To be honest I missed the fact that this refers to a front end called “Discussions” and not GitHub itself. This was because I never heard of it. I think a link to a sample site using discussions would help people see if they want to comment.
The only problem I have for sure is that this is Microsoft and not sure that FOSS (Free and Open Source Software see e.g. https://youtu.be/ucXYWG0vqqk ) projects are in tune with that (no disrespect to Microsoft - I would say this if the site belonged to any commercial venture).
I also have no problem with paying for membership of a forum. Free in FOSS does not mean not paid for. I think some sort of fee which could be a small symbolic charitable donation at first (to any one of several good causes) for membership is important on principle. Then there can be no surprises if at some point a fee needs to be charged that goes to the site maintainers when the structure allows for such an administrative layer and the survival depends on some income. Free lunches are in my view nice but long-term bad for the soul and a systemic threat to FOSS as exhaustion and financial struggles throttle it.
The important thing is that those who do the work get to chose their tools and have support! It would be tragic if poor tools and lack of funds lead to exhaustion and folks quitting their valuable and heroic roles.
So if you need efficient GitHub linking to manage the workload, so be it.
I would however make a plea for an exit plan in case the FOSS principles are not kept. So a functioning data backup and proven ability to transfer to another forum if needed might be good. The data of the forum should be available according to FOSS principles for forking if need be. Being locked in to any provider would be sad. If the site cannot provide this then it is suspect. (Even if no site anywhere provides this… we can dream.)
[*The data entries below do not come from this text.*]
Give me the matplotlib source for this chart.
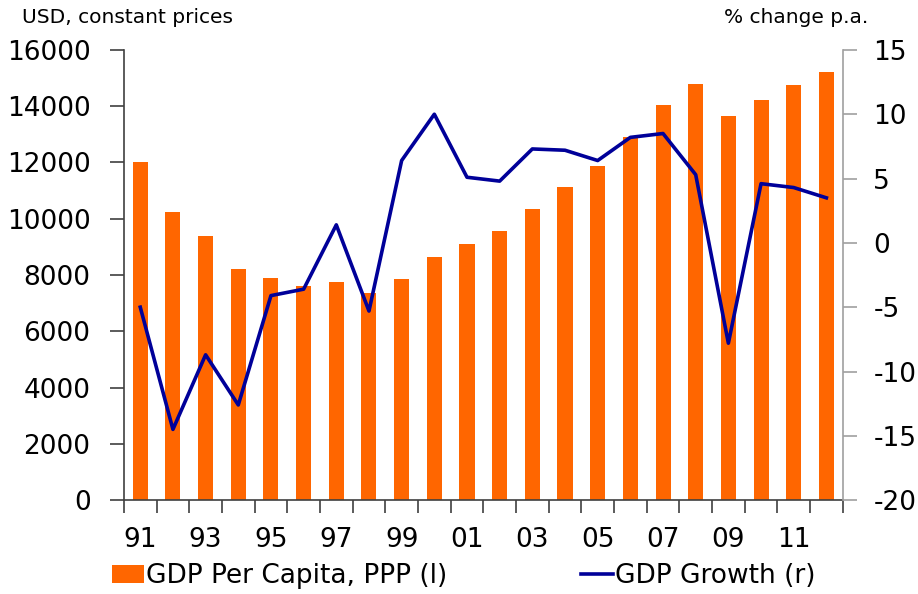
import matplotlib
matplotlib.use("Agg")
import matplotlib.pyplot as plt
import numpy as np

# Data
years = list(range(1991, 2013))
gdp_per_capita = [12000, 10250, 9380, 8210, 7880, 7620, 7750, 7350, 7870, 8650,
                  9090, 9580, 10330, 11120, 11890, 12920, 14040, 14790, 13640,
                  14210, 14740, 15210]
gdp_growth = [-5.0, -14.5, -8.7, -12.6, -4.1, -3.6, 1.4, -5.3, 6.4, 10.0,
              5.1, 4.8, 7.3, 7.2, 6.4, 8.2, 8.5, 5.3, -7.8, 4.6, 4.3, 3.5]
tick_labels = ["91", "93", "95", "97", "99", "01", "03", "05", "07", "09", "11"]

orange = "#FF6600"
navy = "#000099"

plt.rcParams['font.family'] = ['DejaVu Sans']
plt.rcParams['axes.unicode_minus'] = False

fig = plt.figure(figsize=(9.18, 5.94), dpi=100)
ax = fig.add_axes([0.135, 0.158, 0.783, 0.758])
x = np.arange(len(years))

bars = ax.bar(x, gdp_per_capita, width=0.46, color=orange, label="GDP Per Capita, PPP (l)")
ax.set_xlim(-0.5, len(years) - 0.5)
ax.set_ylim(0, 16000)
ax.set_yticks(np.arange(0, 16001, 2000))

# x: boundary ticks as minor, labels on odd years
ax.set_xticks(x[::2])
ax.set_xticklabels(tick_labels)
ax.set_xticks(np.arange(-0.5, len(years)), minor=True)
ax.tick_params(axis="x", which="major", length=0, pad=19, labelsize=19)
ax.tick_params(axis="x", which="minor", length=9, width=1.2, color="#404040")
ax.tick_params(axis="y", length=10, width=1.2, pad=14, labelsize=19, color="#404040")

for s in ["top", "right"]:
    ax.spines[s].set_visible(False)
ax.spines["left"].set_color("#404040")
ax.spines["left"].set_linewidth(1.2)
ax.spines["bottom"].set_color("#404040")
ax.spines["bottom"].set_linewidth(1.2)

ax2 = ax.twinx()
line, = ax2.plot(x, gdp_growth, color=navy, linewidth=2.6, label="GDP Growth (r)")
ax2.set_ylim(-20, 15)
ax2.set_yticks(np.arange(-20, 16, 5))
ax2.tick_params(axis="y", length=10, width=1.2, pad=12, labelsize=19, color="#A0A0A0")
for s in ["top", "left", "bottom"]:
    ax2.spines[s].set_visible(False)
ax2.spines["right"].set_color("#A0A0A0")
ax2.spines["right"].set_linewidth(1.2)

fig.text(0.024, 0.97, "USD, constant prices", fontsize=14.5, va="center", ha="left")
fig.text(0.946, 0.97, "% change p.a.", fontsize=14.5, va="center", ha="right")

leg1 = fig.legend([bars], ["GDP Per Capita, PPP (l)"], loc="center left",
                  bbox_to_anchor=(0.122, 0.03), frameon=False, fontsize=19,
                  handlelength=1.2, handletextpad=0.1, borderaxespad=0, borderpad=0)
leg2 = fig.legend([line], ["GDP Growth (r)"], loc="center left",
                  bbox_to_anchor=(0.633, 0.03), frameon=False, fontsize=19,
                  handlelength=1.2, handletextpad=0.1, borderaxespad=0, borderpad=0)

plt.savefig("out.png", dpi=100)
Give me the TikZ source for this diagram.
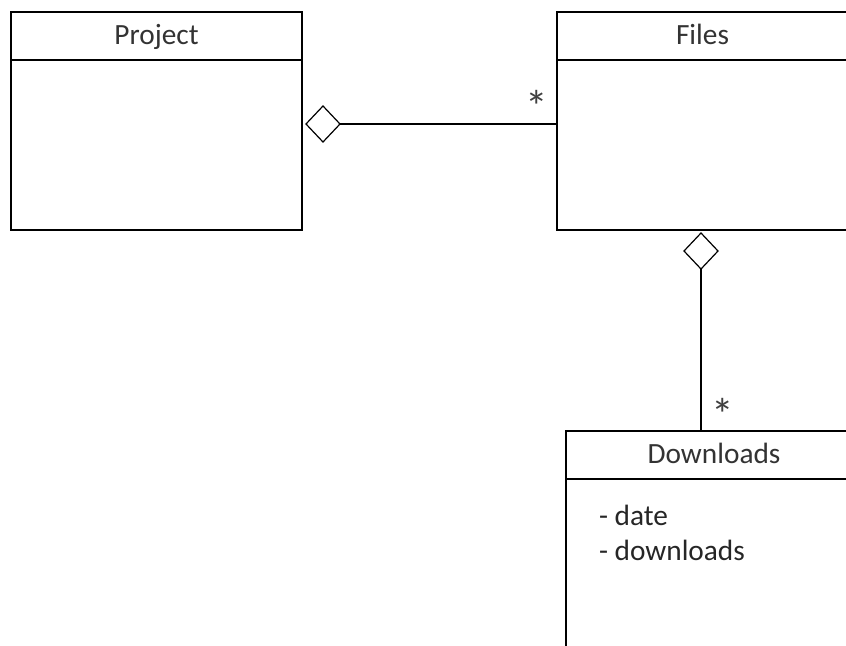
\documentclass[tikz,border=0pt]{standalone}
\usepackage{fontspec}
\setmainfont{Carlito}
\usetikzlibrary{shapes.geometric,positioning}

\begin{document}
\begin{tikzpicture}[x=0.75pt, y=-0.75pt, line width=1.5pt,
    title/.style={draw, rectangle, anchor=north west, outer sep=0pt, minimum width=218.25pt, minimum height=36pt, inner sep=0pt, text height=15pt, text depth=3pt, text=black!80, font=\fontsize{22}{26}\selectfont},
    body/.style={draw, rectangle, outer sep=0pt, minimum width=218.25pt, minimum height=127.5pt, inner sep=0pt},
    attr/.style={anchor=base west, inner sep=0pt, text=black!85, font=\fontsize{22}{26}\selectfont},
    agg/.style={draw, diamond, line width=0.9pt, outer sep=0pt, minimum width=25.5pt, minimum height=27pt, inner sep=0pt},
    mult/.style={anchor=base, inner sep=0pt, text=black!75, font=\fontsize{34}{40}\selectfont}]
        \path[use as bounding box, clip] (0,0) rectangle (846,646);

        % classes
        \node[title] (projtitle) at (11,12) {Project};
        \node[body, below=0pt of projtitle] (projbody) {};
        \node[title] (filestitle) at (557,12) {Files};
        \node[body, below=0pt of filestitle] (filesbody) {};
        \node[title, minimum width=222pt] (dltitle) at (566,431) {Downloads};
        \node[body, minimum width=222pt, minimum height=190pt, below=0pt of dltitle] (dlbody) {};
        \node[attr] (dldate) at (598,525) {- date};
        \node[attr] (dlcount) at (598,560) {- downloads};

        % aggregations
        \node[agg] (projagg) at (323,124) {};
        \node[agg] (filesagg) at (701,251) {};
        \draw (projagg.east) -- (projagg.east -| filesbody.west);
        \draw (filesagg.south) -- (filesagg.south |- dltitle.north);
        \node[mult] (filesmult) at (537,122) {*};
        \node[mult] (dlmult) at (723,430) {*};
    \end{tikzpicture}
\end{document}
You can get a pretty good idea what it would probably look like at
Its lightly used atm, so may look different once ‘scaled up’, because at the moment that discussion area is focused on the Firmware specifically.
Crichton is talking about (if I understand correctly) a more encompassing version of that, to cover discussions for anything meshtastic related, so covering other things like hardware and the client apps.
Ignore the content, that doesn’t matter. Just look at the layout of the Discussions page. It’ll be organized for the types of discussions that happen here on Discourse, we’ll create the same categories and in fact can create additional categories as well.
Github discussions is awful, terribly user unfriendly and is made for ultra geeks (too complicated). Nothing better than discourse for user friendliness, in my opinion.
This is my favorite platform I have found you all on.
I do not like discord because I know they are all about censorship and monitoring.
I don’t know about this one or github but I’m comfortable with this one, but could stand to do some research on it
I don’t know about whats best from technical standpoint & what you guys need as far as addressing issues goes (like does github have some sort of ticketing or trouble tracking system?
I 100% agree!!! This is my primary concern especially considering this topic & the uses this project can support, such as apposing centralization of power.